Robson explains that MREI aims to own around 50 percent of these platforms, although emphasizes there is no golden rule on this, nor is there a specific timeframe to exit an investment.

“Ultimately, there is a point in time where that may end up being the outcome. But we don’t invest on that basis as we take a long-term view. Our focus is on assisting growing high-quality specialist businesses with sustainable operations and income. There may be a point that it may make sense to change the capital structure at which point Macquarie may realize value for its investments.”

Looking to the future

Growth economies, supported by structural tailwinds, are attractive markets for the firm’s principal investing strategy going forward, says Robson, and on that basis MREI is likely to further build exposure to markets such as China and India across sectors including logistics and multifamily. The firm is currently investing in logistics warehouses in India and China through its partnership with LOGOS, and is not shy of looking at other opportunities in the market. Together with Greystar, it is looking at multifamily across Asia-Pacific with Shanghai a particular hot spot.

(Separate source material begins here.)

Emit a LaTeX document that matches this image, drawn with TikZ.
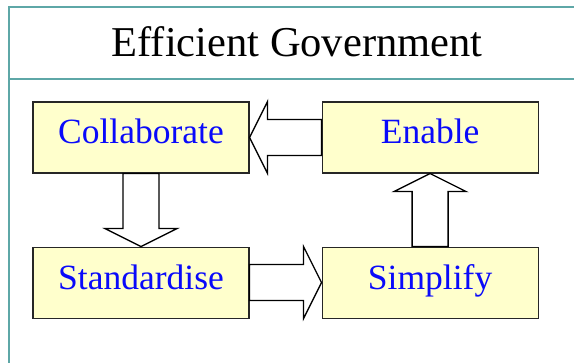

Japan, where there is an established rental housing market, is on the radar too. “There we are looking to have more of a core-plus strategy where it is more about leveraging management expertise to create greater value across the rental housing sector,” says Robson.

“While most of the groups we have invested in are early stage, we’re also investing in more mature platforms like Investa, a specialist Australian office manager, that we think is well-positioned to outperform and grow over the long-term as the only major Australian office sector specialist,” says Robson.

MREI’s investing momentum is gathering speed.